2013年8月15日木曜日

アート購入の醍醐味

アートとの関わり方は「見る」から「買う」に変わることで、180度考え方が転換されるパラダイムシフトが起こる。

買うことによって初めてアートに積極的に関わることになるのである。

インテリアとして部屋を彩るアートの場合、それが目に慣れてくると買い換えたくなる。
しかも、部屋に飾ってマッチするとか、部屋が落ち着くという面ではインテリアを邪魔しない無難な作品を買うことになる。

しかしながら、アート収集の醍醐味は、アートをインテリアの要素の一つとして見ることではなく、こ
れまで見たこともないような面白いもの、創造性に富み、技術的にも秀でた作品を手にするというこ
とである。

見たこともない奇妙奇天烈な作品を先買いする人は歴史的な1ページを作る作家かもしれないとい
う期待感を持って作品を購入することが多い。

ロンドンで大手広告代理店を経営するチャールズ・サーチは英国を代表する現代アートのコレクションを所有している有名コレクターである。

サーチ・ギャラリーは、英国の現代アートに市場価値を付与し、アート・フェア等を通じて海外への普及を果たしたということで非常に尊敬に値する。

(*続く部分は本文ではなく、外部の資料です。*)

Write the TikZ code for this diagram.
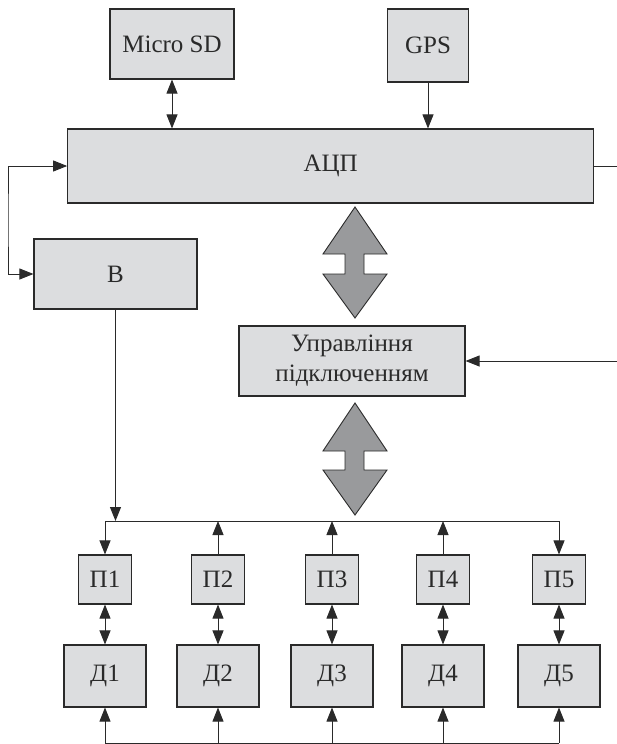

さらにチャールズ・サーチは、同時代のアメリカやドイツなどの若手の作品をロンドンに紹介し、若い作家・学生らに情報と刺激を与えただけでなく、当時ロンドンのゴールドスミス美術学校の学生であったダミアン・ハーストらの展覧会「フリーズ」展を開催しYBA(Young British Artists)として大きな影響を与えた。

そのダミアンハーストが、リーマンショックの翌日である2008年9月16日に、サザビーズのロンドンのオークションで自身の223作品を直販して、落札総額が1億1100万ポンド(約211億円)に達し、1人の芸術家の作品落札総額としては最高記録を樹立したことは記憶に新しい。

チャールズ・サーチは広告代理店を経営していただけあって、英国の現代アートのブームをある程度意図的に操作が可能だったのかもしれないが、やはりその先見の明と、若手育成による社会貢献に寄与できていることは結果として素晴らしいとしていいようがない。

さて、作家の価値が上がるかどうかは、ギャラリーの手腕によるところが大きい。どんなに才能があっても、世界を舞台に作品をプロモーションしなければ売れることないし、世間の目にその才能が試されることはない。

有能なギャラリストは、その作家を売るために「誰に見せるか、誰に批評してもらうか、誰に買ってもらうか」ということに最大限気をつかっており、それによって作家の価値が上がる術を知っているのである。

まだどの作品が将来的に資産的な価値が上がるのかが分からない場合は、どのギャラリーが取り扱っているかについて知ることも重要であろう。